#### YOUR TASK
Transcribe everything in the data word for word. Pictures are left out.

↓↓↓

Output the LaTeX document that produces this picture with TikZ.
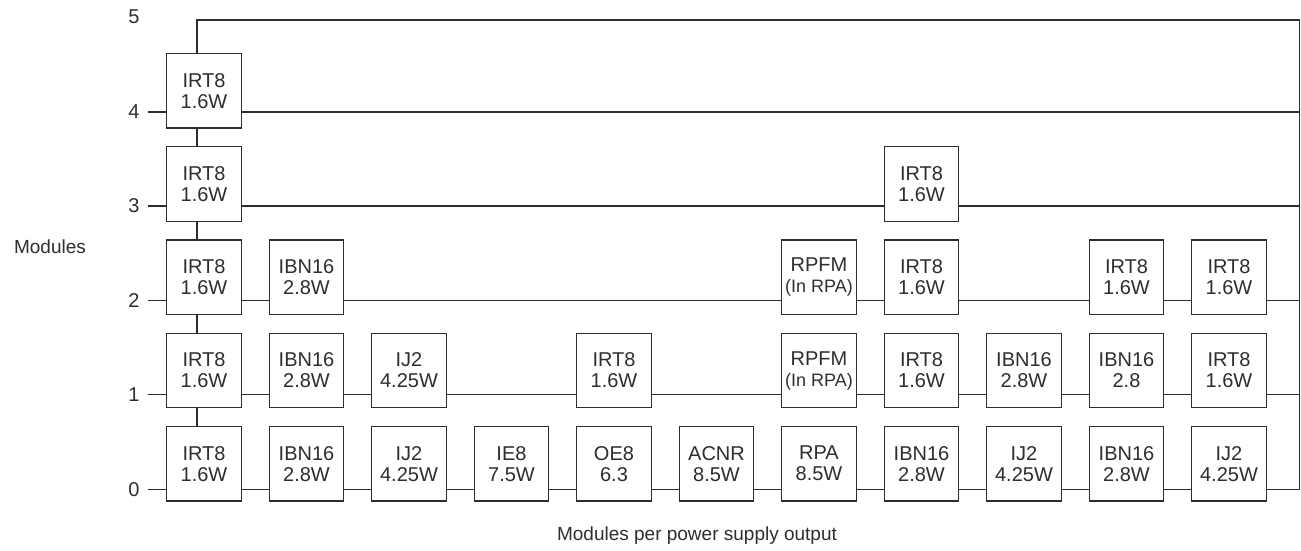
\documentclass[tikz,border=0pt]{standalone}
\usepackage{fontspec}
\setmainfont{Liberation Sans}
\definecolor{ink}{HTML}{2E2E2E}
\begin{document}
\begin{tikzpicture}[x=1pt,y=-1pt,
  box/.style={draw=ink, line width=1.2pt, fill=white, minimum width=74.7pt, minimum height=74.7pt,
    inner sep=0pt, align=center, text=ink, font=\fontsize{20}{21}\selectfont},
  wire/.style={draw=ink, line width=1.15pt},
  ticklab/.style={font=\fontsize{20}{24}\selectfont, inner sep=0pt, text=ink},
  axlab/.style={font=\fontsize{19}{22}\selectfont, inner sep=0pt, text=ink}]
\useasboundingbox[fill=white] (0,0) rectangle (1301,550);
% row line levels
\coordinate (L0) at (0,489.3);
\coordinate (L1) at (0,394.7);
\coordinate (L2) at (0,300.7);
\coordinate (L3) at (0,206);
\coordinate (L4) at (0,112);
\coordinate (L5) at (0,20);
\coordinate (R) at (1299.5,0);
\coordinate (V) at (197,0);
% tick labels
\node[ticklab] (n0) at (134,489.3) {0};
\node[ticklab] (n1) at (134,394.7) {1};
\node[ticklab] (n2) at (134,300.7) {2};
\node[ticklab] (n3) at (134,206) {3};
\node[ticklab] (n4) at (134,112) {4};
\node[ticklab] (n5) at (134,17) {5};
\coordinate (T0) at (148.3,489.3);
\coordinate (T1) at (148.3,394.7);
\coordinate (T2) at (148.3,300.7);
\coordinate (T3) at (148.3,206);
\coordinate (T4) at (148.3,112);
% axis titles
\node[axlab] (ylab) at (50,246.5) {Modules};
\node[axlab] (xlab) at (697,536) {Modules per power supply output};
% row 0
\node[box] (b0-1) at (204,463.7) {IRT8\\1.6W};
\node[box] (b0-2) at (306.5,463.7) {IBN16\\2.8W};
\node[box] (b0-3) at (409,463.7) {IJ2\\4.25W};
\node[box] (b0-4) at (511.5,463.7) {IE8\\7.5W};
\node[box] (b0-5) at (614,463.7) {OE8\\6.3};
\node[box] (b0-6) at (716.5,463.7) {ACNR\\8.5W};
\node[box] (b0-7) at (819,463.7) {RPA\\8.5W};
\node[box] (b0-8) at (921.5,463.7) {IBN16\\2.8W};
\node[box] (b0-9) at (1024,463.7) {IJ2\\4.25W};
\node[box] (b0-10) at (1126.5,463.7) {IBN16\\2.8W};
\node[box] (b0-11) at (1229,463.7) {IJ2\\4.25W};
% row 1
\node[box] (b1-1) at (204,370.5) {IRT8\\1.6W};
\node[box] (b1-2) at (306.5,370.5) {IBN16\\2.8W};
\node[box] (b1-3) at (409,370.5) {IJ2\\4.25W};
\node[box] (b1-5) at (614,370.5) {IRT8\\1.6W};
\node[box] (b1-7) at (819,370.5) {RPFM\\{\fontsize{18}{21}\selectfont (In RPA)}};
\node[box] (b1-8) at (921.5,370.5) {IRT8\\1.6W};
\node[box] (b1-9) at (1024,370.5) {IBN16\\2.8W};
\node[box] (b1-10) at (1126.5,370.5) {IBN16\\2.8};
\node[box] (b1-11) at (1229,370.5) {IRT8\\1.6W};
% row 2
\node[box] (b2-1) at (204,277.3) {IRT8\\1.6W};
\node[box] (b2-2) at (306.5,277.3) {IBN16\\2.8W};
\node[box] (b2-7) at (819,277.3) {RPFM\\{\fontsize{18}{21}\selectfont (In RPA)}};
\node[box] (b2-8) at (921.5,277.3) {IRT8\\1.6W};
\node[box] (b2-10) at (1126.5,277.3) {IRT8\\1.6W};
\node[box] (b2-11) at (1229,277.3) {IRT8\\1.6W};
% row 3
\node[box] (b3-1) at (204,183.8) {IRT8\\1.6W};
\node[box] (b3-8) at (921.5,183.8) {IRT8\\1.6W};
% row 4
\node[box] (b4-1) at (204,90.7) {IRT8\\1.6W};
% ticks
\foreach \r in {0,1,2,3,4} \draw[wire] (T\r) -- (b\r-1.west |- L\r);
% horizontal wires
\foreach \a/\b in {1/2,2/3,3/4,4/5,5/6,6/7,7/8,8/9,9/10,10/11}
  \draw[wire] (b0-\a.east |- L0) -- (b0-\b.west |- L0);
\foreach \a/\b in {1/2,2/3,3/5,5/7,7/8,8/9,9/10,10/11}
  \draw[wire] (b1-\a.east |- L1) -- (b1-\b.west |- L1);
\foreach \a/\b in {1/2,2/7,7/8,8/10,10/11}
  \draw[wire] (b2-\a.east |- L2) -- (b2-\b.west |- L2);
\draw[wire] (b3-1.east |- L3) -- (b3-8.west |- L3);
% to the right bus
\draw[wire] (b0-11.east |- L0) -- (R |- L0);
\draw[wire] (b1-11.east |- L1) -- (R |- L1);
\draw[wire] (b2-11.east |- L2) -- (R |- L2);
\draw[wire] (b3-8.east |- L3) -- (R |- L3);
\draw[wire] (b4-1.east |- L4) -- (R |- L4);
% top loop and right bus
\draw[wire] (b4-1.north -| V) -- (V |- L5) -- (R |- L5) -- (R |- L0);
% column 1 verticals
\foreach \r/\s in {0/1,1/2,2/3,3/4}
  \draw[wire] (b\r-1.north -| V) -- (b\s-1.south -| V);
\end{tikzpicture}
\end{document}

↑↑↑

#### RESPONSE FOR THIS EXERCISE
Output the LaTeX document that produces this picture with TikZ.
\documentclass[tikz,border=0pt]{standalone}
\usepackage{fontspec}
\setmainfont{Liberation Sans}
\definecolor{ink}{HTML}{2E2E2E}
\begin{document}
\begin{tikzpicture}[x=1pt,y=-1pt,
  box/.style={draw=ink, line width=1.2pt, fill=white, minimum width=74.7pt, minimum height=74.7pt,
    inner sep=0pt, align=center, text=ink, font=\fontsize{20}{21}\selectfont},
  wire/.style={draw=ink, line width=1.15pt},
  ticklab/.style={font=\fontsize{20}{24}\selectfont, inner sep=0pt, text=ink},
  axlab/.style={font=\fontsize{19}{22}\selectfont, inner sep=0pt, text=ink}]
\useasboundingbox[fill=white] (0,0) rectangle (1301,550);
% row line levels
\coordinate (L0) at (0,489.3);
\coordinate (L1) at (0,394.7);
\coordinate (L2) at (0,300.7);
\coordinate (L3) at (0,206);
\coordinate (L4) at (0,112);
\coordinate (L5) at (0,20);
\coordinate (R) at (1299.5,0);
\coordinate (V) at (197,0);
% tick labels
\node[ticklab] (n0) at (134,489.3) {0};
\node[ticklab] (n1) at (134,394.7) {1};
\node[ticklab] (n2) at (134,300.7) {2};
\node[ticklab] (n3) at (134,206) {3};
\node[ticklab] (n4) at (134,112) {4};
\node[ticklab] (n5) at (134,17) {5};
\coordinate (T0) at (148.3,489.3);
\coordinate (T1) at (148.3,394.7);
\coordinate (T2) at (148.3,300.7);
\coordinate (T3) at (148.3,206);
\coordinate (T4) at (148.3,112);
% axis titles
\node[axlab] (ylab) at (50,246.5) {Modules};
\node[axlab] (xlab) at (697,536) {Modules per power supply output};
% row 0
\node[box] (b0-1) at (204,463.7) {IRT8\\1.6W};
\node[box] (b0-2) at (306.5,463.7) {IBN16\\2.8W};
\node[box] (b0-3) at (409,463.7) {IJ2\\4.25W};
\node[box] (b0-4) at (511.5,463.7) {IE8\\7.5W};
\node[box] (b0-5) at (614,463.7) {OE8\\6.3};
\node[box] (b0-6) at (716.5,463.7) {ACNR\\8.5W};
\node[box] (b0-7) at (819,463.7) {RPA\\8.5W};
\node[box] (b0-8) at (921.5,463.7) {IBN16\\2.8W};
\node[box] (b0-9) at (1024,463.7) {IJ2\\4.25W};
\node[box] (b0-10) at (1126.5,463.7) {IBN16\\2.8W};
\node[box] (b0-11) at (1229,463.7) {IJ2\\4.25W};
% row 1
\node[box] (b1-1) at (204,370.5) {IRT8\\1.6W};
\node[box] (b1-2) at (306.5,370.5) {IBN16\\2.8W};
\node[box] (b1-3) at (409,370.5) {IJ2\\4.25W};
\node[box] (b1-5) at (614,370.5) {IRT8\\1.6W};
\node[box] (b1-7) at (819,370.5) {RPFM\\{\fontsize{18}{21}\selectfont (In RPA)}};
\node[box] (b1-8) at (921.5,370.5) {IRT8\\1.6W};
\node[box] (b1-9) at (1024,370.5) {IBN16\\2.8W};
\node[box] (b1-10) at (1126.5,370.5) {IBN16\\2.8};
\node[box] (b1-11) at (1229,370.5) {IRT8\\1.6W};
% row 2
\node[box] (b2-1) at (204,277.3) {IRT8\\1.6W};
\node[box] (b2-2) at (306.5,277.3) {IBN16\\2.8W};
\node[box] (b2-7) at (819,277.3) {RPFM\\{\fontsize{18}{21}\selectfont (In RPA)}};
\node[box] (b2-8) at (921.5,277.3) {IRT8\\1.6W};
\node[box] (b2-10) at (1126.5,277.3) {IRT8\\1.6W};
\node[box] (b2-11) at (1229,277.3) {IRT8\\1.6W};
% row 3
\node[box] (b3-1) at (204,183.8) {IRT8\\1.6W};
\node[box] (b3-8) at (921.5,183.8) {IRT8\\1.6W};
% row 4
\node[box] (b4-1) at (204,90.7) {IRT8\\1.6W};
% ticks
\foreach \r in {0,1,2,3,4} \draw[wire] (T\r) -- (b\r-1.west |- L\r);
% horizontal wires
\foreach \a/\b in {1/2,2/3,3/4,4/5,5/6,6/7,7/8,8/9,9/10,10/11}
  \draw[wire] (b0-\a.east |- L0) -- (b0-\b.west |- L0);
\foreach \a/\b in {1/2,2/3,3/5,5/7,7/8,8/9,9/10,10/11}
  \draw[wire] (b1-\a.east |- L1) -- (b1-\b.west |- L1);
\foreach \a/\b in {1/2,2/7,7/8,8/10,10/11}
  \draw[wire] (b2-\a.east |- L2) -- (b2-\b.west |- L2);
\draw[wire] (b3-1.east |- L3) -- (b3-8.west |- L3);
% to the right bus
\draw[wire] (b0-11.east |- L0) -- (R |- L0);
\draw[wire] (b1-11.east |- L1) -- (R |- L1);
\draw[wire] (b2-11.east |- L2) -- (R |- L2);
\draw[wire] (b3-8.east |- L3) -- (R |- L3);
\draw[wire] (b4-1.east |- L4) -- (R |- L4);
% top loop and right bus
\draw[wire] (b4-1.north -| V) -- (V |- L5) -- (R |- L5) -- (R |- L0);
% column 1 verticals
\foreach \r/\s in {0/1,1/2,2/3,3/4}
  \draw[wire] (b\r-1.north -| V) -- (b\s-1.south -| V);
\end{tikzpicture}
\end{document}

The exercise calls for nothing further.